## BEGIN RECORDED INFORMATION
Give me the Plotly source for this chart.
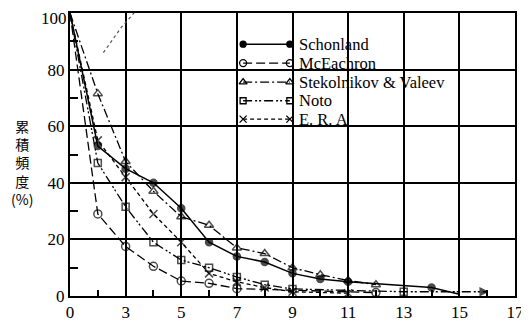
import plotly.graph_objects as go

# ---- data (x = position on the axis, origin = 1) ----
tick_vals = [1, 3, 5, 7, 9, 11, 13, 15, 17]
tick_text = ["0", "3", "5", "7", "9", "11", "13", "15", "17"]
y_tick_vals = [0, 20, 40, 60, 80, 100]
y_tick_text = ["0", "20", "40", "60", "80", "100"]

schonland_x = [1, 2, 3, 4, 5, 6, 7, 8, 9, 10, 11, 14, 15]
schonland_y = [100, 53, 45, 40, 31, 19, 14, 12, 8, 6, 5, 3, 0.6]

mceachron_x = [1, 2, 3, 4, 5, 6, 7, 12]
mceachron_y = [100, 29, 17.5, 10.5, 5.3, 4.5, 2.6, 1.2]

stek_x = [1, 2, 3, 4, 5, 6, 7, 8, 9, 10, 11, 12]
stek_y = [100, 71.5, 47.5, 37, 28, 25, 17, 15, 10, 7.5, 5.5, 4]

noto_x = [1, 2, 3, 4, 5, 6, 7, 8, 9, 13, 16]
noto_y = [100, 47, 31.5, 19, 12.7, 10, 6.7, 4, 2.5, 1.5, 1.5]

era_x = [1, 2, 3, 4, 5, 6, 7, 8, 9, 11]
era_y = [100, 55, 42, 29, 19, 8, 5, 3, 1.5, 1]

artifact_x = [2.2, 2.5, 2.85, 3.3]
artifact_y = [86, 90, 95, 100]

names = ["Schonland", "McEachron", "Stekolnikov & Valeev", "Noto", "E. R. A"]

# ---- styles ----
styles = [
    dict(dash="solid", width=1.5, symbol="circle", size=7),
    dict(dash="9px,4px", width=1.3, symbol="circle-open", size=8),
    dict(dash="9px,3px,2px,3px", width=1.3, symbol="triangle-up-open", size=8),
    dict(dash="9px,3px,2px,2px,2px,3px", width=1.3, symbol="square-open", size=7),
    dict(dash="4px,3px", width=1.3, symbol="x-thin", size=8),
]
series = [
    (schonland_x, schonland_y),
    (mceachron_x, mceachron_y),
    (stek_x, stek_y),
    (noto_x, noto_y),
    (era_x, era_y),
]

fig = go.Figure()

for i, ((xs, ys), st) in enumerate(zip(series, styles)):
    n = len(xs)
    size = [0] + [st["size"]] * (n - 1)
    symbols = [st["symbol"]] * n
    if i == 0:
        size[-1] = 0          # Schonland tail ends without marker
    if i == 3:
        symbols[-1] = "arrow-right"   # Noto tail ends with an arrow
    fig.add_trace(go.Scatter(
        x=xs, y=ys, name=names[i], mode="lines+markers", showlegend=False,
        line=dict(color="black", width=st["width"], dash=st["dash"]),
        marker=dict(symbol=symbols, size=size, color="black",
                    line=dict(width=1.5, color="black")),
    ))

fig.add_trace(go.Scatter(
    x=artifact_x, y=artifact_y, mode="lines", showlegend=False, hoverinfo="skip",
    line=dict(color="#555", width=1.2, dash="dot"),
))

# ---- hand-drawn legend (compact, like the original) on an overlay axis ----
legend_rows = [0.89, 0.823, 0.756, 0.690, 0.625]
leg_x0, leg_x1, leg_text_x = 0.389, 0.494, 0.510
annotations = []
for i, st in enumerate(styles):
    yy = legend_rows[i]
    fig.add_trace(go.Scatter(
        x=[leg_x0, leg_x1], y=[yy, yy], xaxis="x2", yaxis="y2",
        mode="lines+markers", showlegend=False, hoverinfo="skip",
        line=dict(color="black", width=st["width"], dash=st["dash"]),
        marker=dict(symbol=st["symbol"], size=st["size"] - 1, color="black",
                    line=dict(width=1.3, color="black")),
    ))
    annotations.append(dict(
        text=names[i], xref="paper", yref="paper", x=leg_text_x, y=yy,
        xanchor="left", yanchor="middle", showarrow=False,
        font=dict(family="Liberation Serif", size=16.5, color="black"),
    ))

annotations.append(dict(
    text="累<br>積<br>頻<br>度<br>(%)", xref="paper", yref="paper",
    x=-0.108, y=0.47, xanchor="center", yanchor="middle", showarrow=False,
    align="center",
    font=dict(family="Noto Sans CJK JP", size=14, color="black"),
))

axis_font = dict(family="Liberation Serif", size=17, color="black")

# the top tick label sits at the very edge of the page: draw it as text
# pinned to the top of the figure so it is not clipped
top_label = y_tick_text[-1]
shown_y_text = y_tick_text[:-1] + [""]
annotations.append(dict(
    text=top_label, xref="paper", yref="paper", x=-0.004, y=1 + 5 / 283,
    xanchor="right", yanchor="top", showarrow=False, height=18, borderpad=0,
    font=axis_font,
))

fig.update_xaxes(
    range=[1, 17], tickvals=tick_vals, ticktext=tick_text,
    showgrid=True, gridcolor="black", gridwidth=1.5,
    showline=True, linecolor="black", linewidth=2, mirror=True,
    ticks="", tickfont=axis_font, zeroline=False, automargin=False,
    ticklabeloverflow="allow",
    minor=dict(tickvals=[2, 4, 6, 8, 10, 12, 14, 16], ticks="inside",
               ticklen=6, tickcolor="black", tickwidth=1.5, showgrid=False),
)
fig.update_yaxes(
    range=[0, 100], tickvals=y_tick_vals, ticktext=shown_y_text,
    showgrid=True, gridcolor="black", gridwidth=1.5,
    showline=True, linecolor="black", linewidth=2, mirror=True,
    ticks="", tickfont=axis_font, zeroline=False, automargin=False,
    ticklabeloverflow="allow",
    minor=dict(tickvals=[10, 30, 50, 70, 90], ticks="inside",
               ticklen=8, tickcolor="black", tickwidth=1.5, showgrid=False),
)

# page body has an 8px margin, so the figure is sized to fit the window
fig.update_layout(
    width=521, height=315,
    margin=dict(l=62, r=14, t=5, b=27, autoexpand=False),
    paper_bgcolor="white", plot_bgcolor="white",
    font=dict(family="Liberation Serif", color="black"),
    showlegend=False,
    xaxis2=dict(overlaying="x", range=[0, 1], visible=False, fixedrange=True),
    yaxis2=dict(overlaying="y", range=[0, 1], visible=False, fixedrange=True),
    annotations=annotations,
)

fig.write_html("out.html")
## END RECORDED INFORMATION
> **INSTRUCTIONS FOR THE TASK**: Repeat the listing in full and exactly. Leave any pictures out.

> **FINAL ANSWER**:
Give me the Plotly source for this chart.
import plotly.graph_objects as go

# ---- data (x = position on the axis, origin = 1) ----
tick_vals = [1, 3, 5, 7, 9, 11, 13, 15, 17]
tick_text = ["0", "3", "5", "7", "9", "11", "13", "15", "17"]
y_tick_vals = [0, 20, 40, 60, 80, 100]
y_tick_text = ["0", "20", "40", "60", "80", "100"]

schonland_x = [1, 2, 3, 4, 5, 6, 7, 8, 9, 10, 11, 14, 15]
schonland_y = [100, 53, 45, 40, 31, 19, 14, 12, 8, 6, 5, 3, 0.6]

mceachron_x = [1, 2, 3, 4, 5, 6, 7, 12]
mceachron_y = [100, 29, 17.5, 10.5, 5.3, 4.5, 2.6, 1.2]

stek_x = [1, 2, 3, 4, 5, 6, 7, 8, 9, 10, 11, 12]
stek_y = [100, 71.5, 47.5, 37, 28, 25, 17, 15, 10, 7.5, 5.5, 4]

noto_x = [1, 2, 3, 4, 5, 6, 7, 8, 9, 13, 16]
noto_y = [100, 47, 31.5, 19, 12.7, 10, 6.7, 4, 2.5, 1.5, 1.5]

era_x = [1, 2, 3, 4, 5, 6, 7, 8, 9, 11]
era_y = [100, 55, 42, 29, 19, 8, 5, 3, 1.5, 1]

artifact_x = [2.2, 2.5, 2.85, 3.3]
artifact_y = [86, 90, 95, 100]

names = ["Schonland", "McEachron", "Stekolnikov & Valeev", "Noto", "E. R. A"]

# ---- styles ----
styles = [
    dict(dash="solid", width=1.5, symbol="circle", size=7),
    dict(dash="9px,4px", width=1.3, symbol="circle-open", size=8),
    dict(dash="9px,3px,2px,3px", width=1.3, symbol="triangle-up-open", size=8),
    dict(dash="9px,3px,2px,2px,2px,3px", width=1.3, symbol="square-open", size=7),
    dict(dash="4px,3px", width=1.3, symbol="x-thin", size=8),
]
series = [
    (schonland_x, schonland_y),
    (mceachron_x, mceachron_y),
    (stek_x, stek_y),
    (noto_x, noto_y),
    (era_x, era_y),
]

fig = go.Figure()

for i, ((xs, ys), st) in enumerate(zip(series, styles)):
    n = len(xs)
    size = [0] + [st["size"]] * (n - 1)
    symbols = [st["symbol"]] * n
    if i == 0:
        size[-1] = 0          # Schonland tail ends without marker
    if i == 3:
        symbols[-1] = "arrow-right"   # Noto tail ends with an arrow
    fig.add_trace(go.Scatter(
        x=xs, y=ys, name=names[i], mode="lines+markers", showlegend=False,
        line=dict(color="black", width=st["width"], dash=st["dash"]),
        marker=dict(symbol=symbols, size=size, color="black",
                    line=dict(width=1.5, color="black")),
    ))

fig.add_trace(go.Scatter(
    x=artifact_x, y=artifact_y, mode="lines", showlegend=False, hoverinfo="skip",
    line=dict(color="#555", width=1.2, dash="dot"),
))

# ---- hand-drawn legend (compact, like the original) on an overlay axis ----
legend_rows = [0.89, 0.823, 0.756, 0.690, 0.625]
leg_x0, leg_x1, leg_text_x = 0.389, 0.494, 0.510
annotations = []
for i, st in enumerate(styles):
    yy = legend_rows[i]
    fig.add_trace(go.Scatter(
        x=[leg_x0, leg_x1], y=[yy, yy], xaxis="x2", yaxis="y2",
        mode="lines+markers", showlegend=False, hoverinfo="skip",
        line=dict(color="black", width=st["width"], dash=st["dash"]),
        marker=dict(symbol=st["symbol"], size=st["size"] - 1, color="black",
                    line=dict(width=1.3, color="black")),
    ))
    annotations.append(dict(
        text=names[i], xref="paper", yref="paper", x=leg_text_x, y=yy,
        xanchor="left", yanchor="middle", showarrow=False,
        font=dict(family="Liberation Serif", size=16.5, color="black"),
    ))

annotations.append(dict(
    text="累<br>積<br>頻<br>度<br>(%)", xref="paper", yref="paper",
    x=-0.108, y=0.47, xanchor="center", yanchor="middle", showarrow=False,
    align="center",
    font=dict(family="Noto Sans CJK JP", size=14, color="black"),
))

axis_font = dict(family="Liberation Serif", size=17, color="black")

# the top tick label sits at the very edge of the page: draw it as text
# pinned to the top of the figure so it is not clipped
top_label = y_tick_text[-1]
shown_y_text = y_tick_text[:-1] + [""]
annotations.append(dict(
    text=top_label, xref="paper", yref="paper", x=-0.004, y=1 + 5 / 283,
    xanchor="right", yanchor="top", showarrow=False, height=18, borderpad=0,
    font=axis_font,
))

fig.update_xaxes(
    range=[1, 17], tickvals=tick_vals, ticktext=tick_text,
    showgrid=True, gridcolor="black", gridwidth=1.5,
    showline=True, linecolor="black", linewidth=2, mirror=True,
    ticks="", tickfont=axis_font, zeroline=False, automargin=False,
    ticklabeloverflow="allow",
    minor=dict(tickvals=[2, 4, 6, 8, 10, 12, 14, 16], ticks="inside",
               ticklen=6, tickcolor="black", tickwidth=1.5, showgrid=False),
)
fig.update_yaxes(
    range=[0, 100], tickvals=y_tick_vals, ticktext=shown_y_text,
    showgrid=True, gridcolor="black", gridwidth=1.5,
    showline=True, linecolor="black", linewidth=2, mirror=True,
    ticks="", tickfont=axis_font, zeroline=False, automargin=False,
    ticklabeloverflow="allow",
    minor=dict(tickvals=[10, 30, 50, 70, 90], ticks="inside",
               ticklen=8, tickcolor="black", tickwidth=1.5, showgrid=False),
)

# page body has an 8px margin, so the figure is sized to fit the window
fig.update_layout(
    width=521, height=315,
    margin=dict(l=62, r=14, t=5, b=27, autoexpand=False),
    paper_bgcolor="white", plot_bgcolor="white",
    font=dict(family="Liberation Serif", color="black"),
    showlegend=False,
    xaxis2=dict(overlaying="x", range=[0, 1], visible=False, fixedrange=True),
    yaxis2=dict(overlaying="y", range=[0, 1], visible=False, fixedrange=True),
    annotations=annotations,
)

fig.write_html("out.html")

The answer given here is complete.